------ Given data ------

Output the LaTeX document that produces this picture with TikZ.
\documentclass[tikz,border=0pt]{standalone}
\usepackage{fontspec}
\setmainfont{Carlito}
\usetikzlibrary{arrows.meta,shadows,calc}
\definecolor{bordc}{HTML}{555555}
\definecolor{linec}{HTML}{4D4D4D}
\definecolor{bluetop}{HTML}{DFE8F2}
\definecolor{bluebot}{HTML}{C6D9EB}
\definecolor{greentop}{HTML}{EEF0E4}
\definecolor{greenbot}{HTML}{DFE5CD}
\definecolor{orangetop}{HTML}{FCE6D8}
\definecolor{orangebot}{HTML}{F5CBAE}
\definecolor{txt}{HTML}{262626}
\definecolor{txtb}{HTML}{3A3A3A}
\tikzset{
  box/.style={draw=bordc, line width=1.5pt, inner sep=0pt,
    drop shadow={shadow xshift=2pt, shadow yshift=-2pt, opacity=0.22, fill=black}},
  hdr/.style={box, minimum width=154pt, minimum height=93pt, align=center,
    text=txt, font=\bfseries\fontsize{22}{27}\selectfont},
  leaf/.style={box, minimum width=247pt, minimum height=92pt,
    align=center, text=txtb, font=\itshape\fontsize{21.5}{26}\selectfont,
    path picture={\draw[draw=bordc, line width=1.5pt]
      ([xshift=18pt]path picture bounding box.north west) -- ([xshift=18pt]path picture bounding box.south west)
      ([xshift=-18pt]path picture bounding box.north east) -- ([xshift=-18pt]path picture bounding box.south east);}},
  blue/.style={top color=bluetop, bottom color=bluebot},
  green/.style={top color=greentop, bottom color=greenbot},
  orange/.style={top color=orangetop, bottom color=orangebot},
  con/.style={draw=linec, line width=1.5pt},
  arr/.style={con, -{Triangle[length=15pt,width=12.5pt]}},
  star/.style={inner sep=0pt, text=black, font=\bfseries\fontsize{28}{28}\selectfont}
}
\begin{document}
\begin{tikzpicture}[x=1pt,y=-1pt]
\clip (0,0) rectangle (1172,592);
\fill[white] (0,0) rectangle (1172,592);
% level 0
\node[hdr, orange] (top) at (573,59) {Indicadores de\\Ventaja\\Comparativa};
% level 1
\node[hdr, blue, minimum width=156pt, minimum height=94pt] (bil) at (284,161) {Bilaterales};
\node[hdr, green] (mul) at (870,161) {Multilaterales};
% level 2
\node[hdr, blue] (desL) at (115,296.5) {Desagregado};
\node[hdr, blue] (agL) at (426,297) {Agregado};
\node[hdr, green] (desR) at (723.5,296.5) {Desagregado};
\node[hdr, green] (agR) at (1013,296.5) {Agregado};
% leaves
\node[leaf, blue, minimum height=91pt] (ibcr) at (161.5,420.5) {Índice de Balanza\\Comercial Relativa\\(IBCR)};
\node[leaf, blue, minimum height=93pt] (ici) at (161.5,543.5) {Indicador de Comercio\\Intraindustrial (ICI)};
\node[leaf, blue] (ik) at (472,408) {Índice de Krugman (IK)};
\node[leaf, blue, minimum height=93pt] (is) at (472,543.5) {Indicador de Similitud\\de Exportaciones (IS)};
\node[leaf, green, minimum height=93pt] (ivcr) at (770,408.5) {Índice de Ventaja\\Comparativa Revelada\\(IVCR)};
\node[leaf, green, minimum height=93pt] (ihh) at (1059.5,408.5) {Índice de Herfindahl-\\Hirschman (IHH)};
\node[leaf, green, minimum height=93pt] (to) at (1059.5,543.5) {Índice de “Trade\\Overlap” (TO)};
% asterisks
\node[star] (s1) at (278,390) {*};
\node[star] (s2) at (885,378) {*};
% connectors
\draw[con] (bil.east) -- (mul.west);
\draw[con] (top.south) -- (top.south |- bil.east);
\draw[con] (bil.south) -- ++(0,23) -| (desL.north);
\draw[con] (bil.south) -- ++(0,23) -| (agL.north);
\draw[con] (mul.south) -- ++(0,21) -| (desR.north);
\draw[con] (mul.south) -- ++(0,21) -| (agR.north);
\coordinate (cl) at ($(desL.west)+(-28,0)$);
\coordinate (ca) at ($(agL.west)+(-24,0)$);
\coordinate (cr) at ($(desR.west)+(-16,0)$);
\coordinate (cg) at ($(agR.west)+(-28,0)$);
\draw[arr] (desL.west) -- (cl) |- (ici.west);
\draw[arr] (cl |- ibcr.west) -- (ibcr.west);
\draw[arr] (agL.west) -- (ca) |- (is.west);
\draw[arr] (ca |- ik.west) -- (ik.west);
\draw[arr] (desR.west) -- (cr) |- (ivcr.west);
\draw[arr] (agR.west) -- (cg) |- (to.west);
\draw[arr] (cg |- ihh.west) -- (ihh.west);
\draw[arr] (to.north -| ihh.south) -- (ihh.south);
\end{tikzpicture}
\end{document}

------

-- Problem --
Repeat the data precisely, line by line.

-- Answer to this task --
Output the LaTeX document that produces this picture with TikZ.
\documentclass[tikz,border=0pt]{standalone}
\usepackage{fontspec}
\setmainfont{Carlito}
\usetikzlibrary{arrows.meta,shadows,calc}
\definecolor{bordc}{HTML}{555555}
\definecolor{linec}{HTML}{4D4D4D}
\definecolor{bluetop}{HTML}{DFE8F2}
\definecolor{bluebot}{HTML}{C6D9EB}
\definecolor{greentop}{HTML}{EEF0E4}
\definecolor{greenbot}{HTML}{DFE5CD}
\definecolor{orangetop}{HTML}{FCE6D8}
\definecolor{orangebot}{HTML}{F5CBAE}
\definecolor{txt}{HTML}{262626}
\definecolor{txtb}{HTML}{3A3A3A}
\tikzset{
  box/.style={draw=bordc, line width=1.5pt, inner sep=0pt,
    drop shadow={shadow xshift=2pt, shadow yshift=-2pt, opacity=0.22, fill=black}},
  hdr/.style={box, minimum width=154pt, minimum height=93pt, align=center,
    text=txt, font=\bfseries\fontsize{22}{27}\selectfont},
  leaf/.style={box, minimum width=247pt, minimum height=92pt,
    align=center, text=txtb, font=\itshape\fontsize{21.5}{26}\selectfont,
    path picture={\draw[draw=bordc, line width=1.5pt]
      ([xshift=18pt]path picture bounding box.north west) -- ([xshift=18pt]path picture bounding box.south west)
      ([xshift=-18pt]path picture bounding box.north east) -- ([xshift=-18pt]path picture bounding box.south east);}},
  blue/.style={top color=bluetop, bottom color=bluebot},
  green/.style={top color=greentop, bottom color=greenbot},
  orange/.style={top color=orangetop, bottom color=orangebot},
  con/.style={draw=linec, line width=1.5pt},
  arr/.style={con, -{Triangle[length=15pt,width=12.5pt]}},
  star/.style={inner sep=0pt, text=black, font=\bfseries\fontsize{28}{28}\selectfont}
}
\begin{document}
\begin{tikzpicture}[x=1pt,y=-1pt]
\clip (0,0) rectangle (1172,592);
\fill[white] (0,0) rectangle (1172,592);
% level 0
\node[hdr, orange] (top) at (573,59) {Indicadores de\\Ventaja\\Comparativa};
% level 1
\node[hdr, blue, minimum width=156pt, minimum height=94pt] (bil) at (284,161) {Bilaterales};
\node[hdr, green] (mul) at (870,161) {Multilaterales};
% level 2
\node[hdr, blue] (desL) at (115,296.5) {Desagregado};
\node[hdr, blue] (agL) at (426,297) {Agregado};
\node[hdr, green] (desR) at (723.5,296.5) {Desagregado};
\node[hdr, green] (agR) at (1013,296.5) {Agregado};
% leaves
\node[leaf, blue, minimum height=91pt] (ibcr) at (161.5,420.5) {Índice de Balanza\\Comercial Relativa\\(IBCR)};
\node[leaf, blue, minimum height=93pt] (ici) at (161.5,543.5) {Indicador de Comercio\\Intraindustrial (ICI)};
\node[leaf, blue] (ik) at (472,408) {Índice de Krugman (IK)};
\node[leaf, blue, minimum height=93pt] (is) at (472,543.5) {Indicador de Similitud\\de Exportaciones (IS)};
\node[leaf, green, minimum height=93pt] (ivcr) at (770,408.5) {Índice de Ventaja\\Comparativa Revelada\\(IVCR)};
\node[leaf, green, minimum height=93pt] (ihh) at (1059.5,408.5) {Índice de Herfindahl-\\Hirschman (IHH)};
\node[leaf, green, minimum height=93pt] (to) at (1059.5,543.5) {Índice de “Trade\\Overlap” (TO)};
% asterisks
\node[star] (s1) at (278,390) {*};
\node[star] (s2) at (885,378) {*};
% connectors
\draw[con] (bil.east) -- (mul.west);
\draw[con] (top.south) -- (top.south |- bil.east);
\draw[con] (bil.south) -- ++(0,23) -| (desL.north);
\draw[con] (bil.south) -- ++(0,23) -| (agL.north);
\draw[con] (mul.south) -- ++(0,21) -| (desR.north);
\draw[con] (mul.south) -- ++(0,21) -| (agR.north);
\coordinate (cl) at ($(desL.west)+(-28,0)$);
\coordinate (ca) at ($(agL.west)+(-24,0)$);
\coordinate (cr) at ($(desR.west)+(-16,0)$);
\coordinate (cg) at ($(agR.west)+(-28,0)$);
\draw[arr] (desL.west) -- (cl) |- (ici.west);
\draw[arr] (cl |- ibcr.west) -- (ibcr.west);
\draw[arr] (agL.west) -- (ca) |- (is.west);
\draw[arr] (ca |- ik.west) -- (ik.west);
\draw[arr] (desR.west) -- (cr) |- (ivcr.west);
\draw[arr] (agR.west) -- (cg) |- (to.west);
\draw[arr] (cg |- ihh.west) -- (ihh.west);
\draw[arr] (to.north -| ihh.south) -- (ihh.south);
\end{tikzpicture}
\end{document}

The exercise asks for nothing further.